**YOUR TASK**: Transcribe the material verbatim in full; the pictures do not belong in the copy.

+++ RAW DATA

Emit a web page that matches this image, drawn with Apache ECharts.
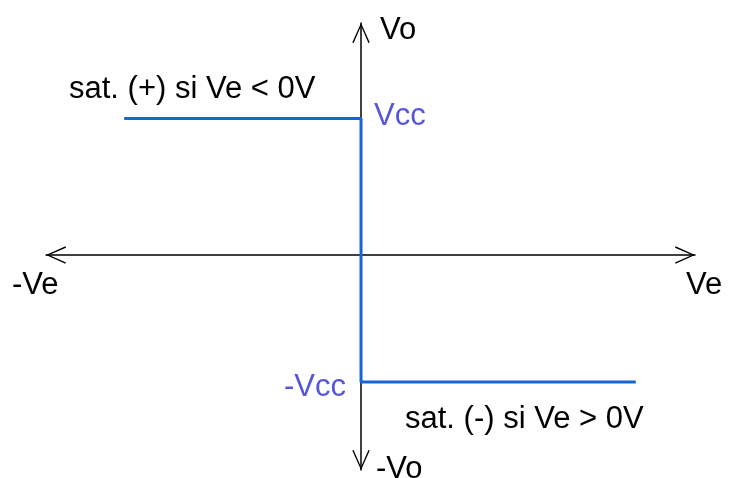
<!DOCTYPE html>
<html>
<head>
<meta charset="utf-8">
<script src="https://cdn.jsdelivr.net/npm/echarts@6/dist/echarts.min.js"></script>
<style>
  html, body { margin: 0; padding: 0; background: #fff; }
  #chart { width: 732px; height: 478px; }
</style>
</head>
<body>
<div id="chart"></div>
<script>
// transfer characteristic of a comparator (Vcc = 1)
var veValues = [-1, 0, 0, 1.16];
var voValues = [1, 1, -0.93, -0.93];
var xRange = [-1.33, 1.41];
var yRange = [-1.575, 1.70];

var textFont = '31px "Liberation Sans", Arial, sans-serif';
var textColor = '#000';
var vccColor = '#5656dc';
var lineColor = '#1565d8';

// open arrow head, pointing up in its own frame
var arrowPath = 'path://M0,20 L9,0 L18,20 L16.6,20.6 L9,3.2 L1.4,20.6 Z';

function label(text, x, baseline, color) {
    return {
        type: 'text',
        x: x,
        y: baseline - 25,
        silent: true,
        style: {
            text: text,
            font: textFont,
            fill: color || textColor,
            verticalAlign: 'top'
        }
    };
}

var satData = [];
for (var i = 0; i < veValues.length; i++) {
    satData.push([veValues[i], voValues[i]]);
}

function axisOpt(range) {
    return {
        type: 'value',
        min: range[0],
        max: range[1],
        axisLine: {
            show: true,
            onZero: true,
            symbol: [arrowPath, arrowPath],
            symbolSize: [18, 20],
            symbolOffset: [10, -10],
            lineStyle: { color: '#000', width: 1.5 }
        },
        axisTick: { show: false },
        axisLabel: { show: false },
        splitLine: { show: false }
    };
}

var chart = echarts.init(document.getElementById('chart'), null, { renderer: 'canvas' });
var option = {
    animation: false,
    backgroundColor: '#fff',
    grid: { left: 46, right: 37, top: 23, bottom: 8 },
    xAxis: axisOpt(xRange),
    yAxis: axisOpt(yRange),
    series: [{
        name: 'sat',
        type: 'line',
        data: satData,
        symbol: 'none',
        z: 5,
        lineStyle: { color: lineColor, width: 3 }
    }],
    graphic: [
        label('Vo', 380, 40),
        label('sat. (+) si Ve < 0V', 69, 99),
        label('Vcc', 374, 126, vccColor),
        label('-Ve', 12, 295),
        label('Ve', 686, 295),
        label('-Vcc', 284, 397, vccColor),
        label('sat. (-) si Ve > 0V', 405, 429),
        label('-Vo', 376, 479)
    ]
};
chart.setOption(option);
</script>
</body>
</html>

++++++

**SOLUTION**:
Emit a web page that matches this image, drawn with Apache ECharts.
<!DOCTYPE html>
<html>
<head>
<meta charset="utf-8">
<script src="https://cdn.jsdelivr.net/npm/echarts@6/dist/echarts.min.js"></script>
<style>
  html, body { margin: 0; padding: 0; background: #fff; }
  #chart { width: 732px; height: 478px; }
</style>
</head>
<body>
<div id="chart"></div>
<script>
// transfer characteristic of a comparator (Vcc = 1)
var veValues = [-1, 0, 0, 1.16];
var voValues = [1, 1, -0.93, -0.93];
var xRange = [-1.33, 1.41];
var yRange = [-1.575, 1.70];

var textFont = '31px "Liberation Sans", Arial, sans-serif';
var textColor = '#000';
var vccColor = '#5656dc';
var lineColor = '#1565d8';

// open arrow head, pointing up in its own frame
var arrowPath = 'path://M0,20 L9,0 L18,20 L16.6,20.6 L9,3.2 L1.4,20.6 Z';

function label(text, x, baseline, color) {
    return {
        type: 'text',
        x: x,
        y: baseline - 25,
        silent: true,
        style: {
            text: text,
            font: textFont,
            fill: color || textColor,
            verticalAlign: 'top'
        }
    };
}

var satData = [];
for (var i = 0; i < veValues.length; i++) {
    satData.push([veValues[i], voValues[i]]);
}

function axisOpt(range) {
    return {
        type: 'value',
        min: range[0],
        max: range[1],
        axisLine: {
            show: true,
            onZero: true,
            symbol: [arrowPath, arrowPath],
            symbolSize: [18, 20],
            symbolOffset: [10, -10],
            lineStyle: { color: '#000', width: 1.5 }
        },
        axisTick: { show: false },
        axisLabel: { show: false },
        splitLine: { show: false }
    };
}

var chart = echarts.init(document.getElementById('chart'), null, { renderer: 'canvas' });
var option = {
    animation: false,
    backgroundColor: '#fff',
    grid: { left: 46, right: 37, top: 23, bottom: 8 },
    xAxis: axisOpt(xRange),
    yAxis: axisOpt(yRange),
    series: [{
        name: 'sat',
        type: 'line',
        data: satData,
        symbol: 'none',
        z: 5,
        lineStyle: { color: lineColor, width: 3 }
    }],
    graphic: [
        label('Vo', 380, 40),
        label('sat. (+) si Ve < 0V', 69, 99),
        label('Vcc', 374, 126, vccColor),
        label('-Ve', 12, 295),
        label('Ve', 686, 295),
        label('-Vcc', 284, 397, vccColor),
        label('sat. (-) si Ve > 0V', 405, 429),
        label('-Vo', 376, 479)
    ]
};
chart.setOption(option);
</script>
</body>
</html>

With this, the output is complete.